Twitter is faster than me
Right, so 140-character limits are long-gone in RO 2.0, and the straight question/answer session should (theoretically, at least) make for longer conversations with more depth to them. As has been pointed out more than a few times, Twitter is a good place to start an argument, but a really poor place to finish one. Although I’d hesitate to frame the sort of exploratory, qualitative Q & A that could happen on ReportingOn as “argument” or “debate,” I’d like to believe that highlighting a “good answer” as noted by the person who asked the question will help lead to a permanent archive for reporting resources in a way that Twitter simply doesn’t do.

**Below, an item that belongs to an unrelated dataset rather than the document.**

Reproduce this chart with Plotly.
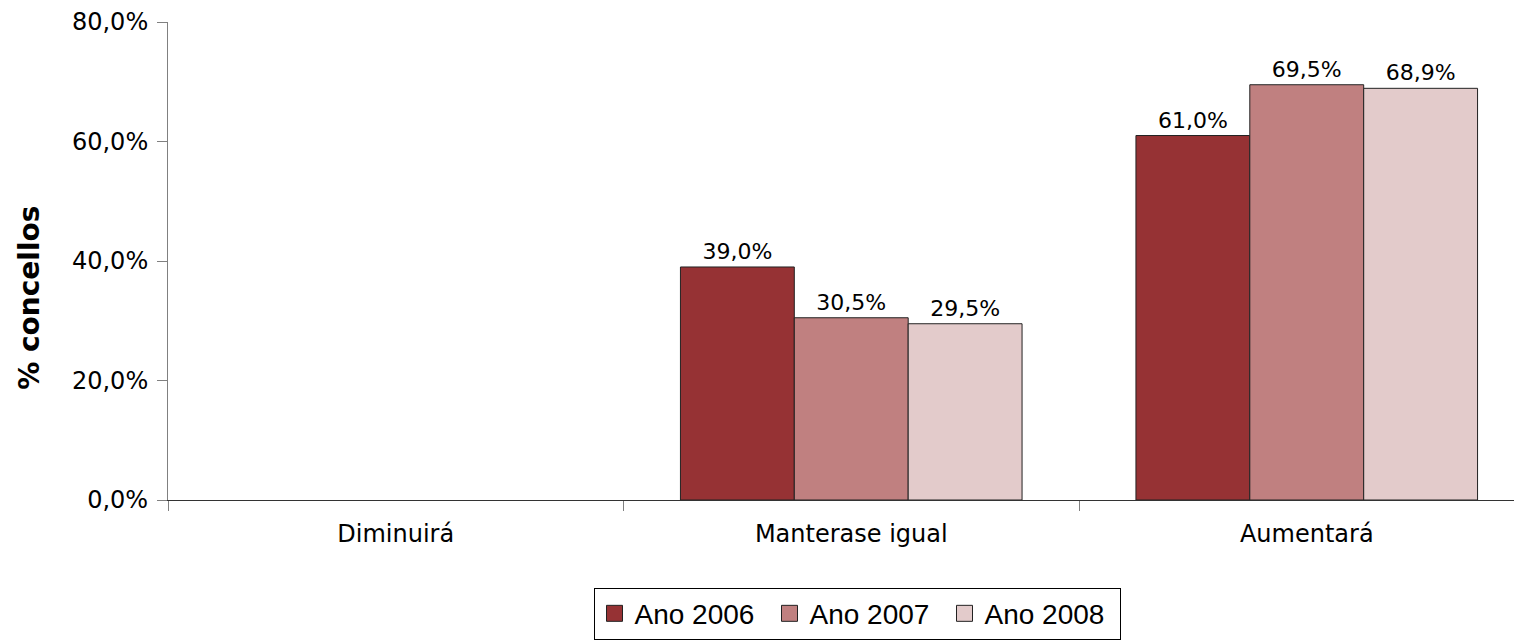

To put a finer point on it, if I ask a question of my followers on Twitter and I get a great answer, I get it in a stream of replies that are useful to a certain subset of Twitter users at that moment, but fly right by in the stream and never come back unless I pull them out of the flow of Twitter and display them somewhere. At this particular moment in time, Twitter’s search functionality is highly ephemeral in nature, as it starts and stops indexing from time to time, and rarely dips back in the chronology as far as might be useful. So where the quick-answer utility of Twitter stops, the long-term archive of ReportingOn begins.
This is the Great Unchecked Box on the list of development paths to explore, and it’s pretty critical. When ReportingOn 1.0 launched in October 2008, Spanish- and Portuguese-speaking journalists were among the users most excited about it. A few even translated the FAQ into other languages and made all sorts of great suggestions via e-mail, Twitter, and their blogs as to how I might implement some sort of translation tool, or a choice of language for each user.
So how do other social networks handle this? Facebook actually crowdsources the translations of the “chatter” on their site via a Facebook application. (When I say “chatter,” I mean the documentation and little bits of stock verbiage that come in between all that content you create on the network.) Now, getting the chatter right is important, but in the case of RO 2.0, it’s the content that needs translation.
(Facebook allows users to choose from a wide range of languages to view the social network in, but they translate the text created by Facebook, not the content of your friends’ posts and comments.)
The whole point of the network is to bring together journalists in disparate places working on similar beats, so I’ve rejected any method that divides up the streams of questions and answers based on language. (Of course, a Spanish-speaking journalist would be free to use the existing open source codebase of RO 2.0 to build their own version of the site.)
That leaves something like the Google AJAX Language API as an obvious option. How would it work? Well, if you’re looking at a question posted in English, you might have a button that says ‘Translate This!’ which leads to a little pop-up menu allowing you to choose a language, then the translator would run and display the question in the language of your choice. If you’ve ever used Google Translate on a Web page or a block of text, you know how spotty it can be, but I haven’t seen a better solution yet.
Public Relations Sharks
Ah, the sharks. Well, while there’s no “tag this shark” button in the system yet, as use of the network ramps up, I’m hoping that any impositions made in answers by my friends in the public relations and marketing fields will simply not be marked as ‘good answers’ and without positive feedback, the sharks will lose interest.
(“Shark” by Jeff Kubina on Flickr.)
But, I think there’s plenty of room for a better answer to this problem. One option I kicked around with the development team was to let users “flag” a problematic user; but one flag alone didn’t change anything; it would take five or ten flags before the user’s answers would either not be displayed to others, or perhaps their answers would be collapsed down to only display their username and a flag. Interested users could click to view their answer, or maybe set a threshold-style switch in their profile to ‘always view answers from flagged users.’
We’ll see. The development team has some bits and pieces of time to finish one or two features on my wishlist, and then the network will most likely stand as-is until either I pick up some more funding to continue work on it, or until some friendly developers submit some interesting patches. I’m eager to see what they come up with, and how the codebase is used out in the wider Web.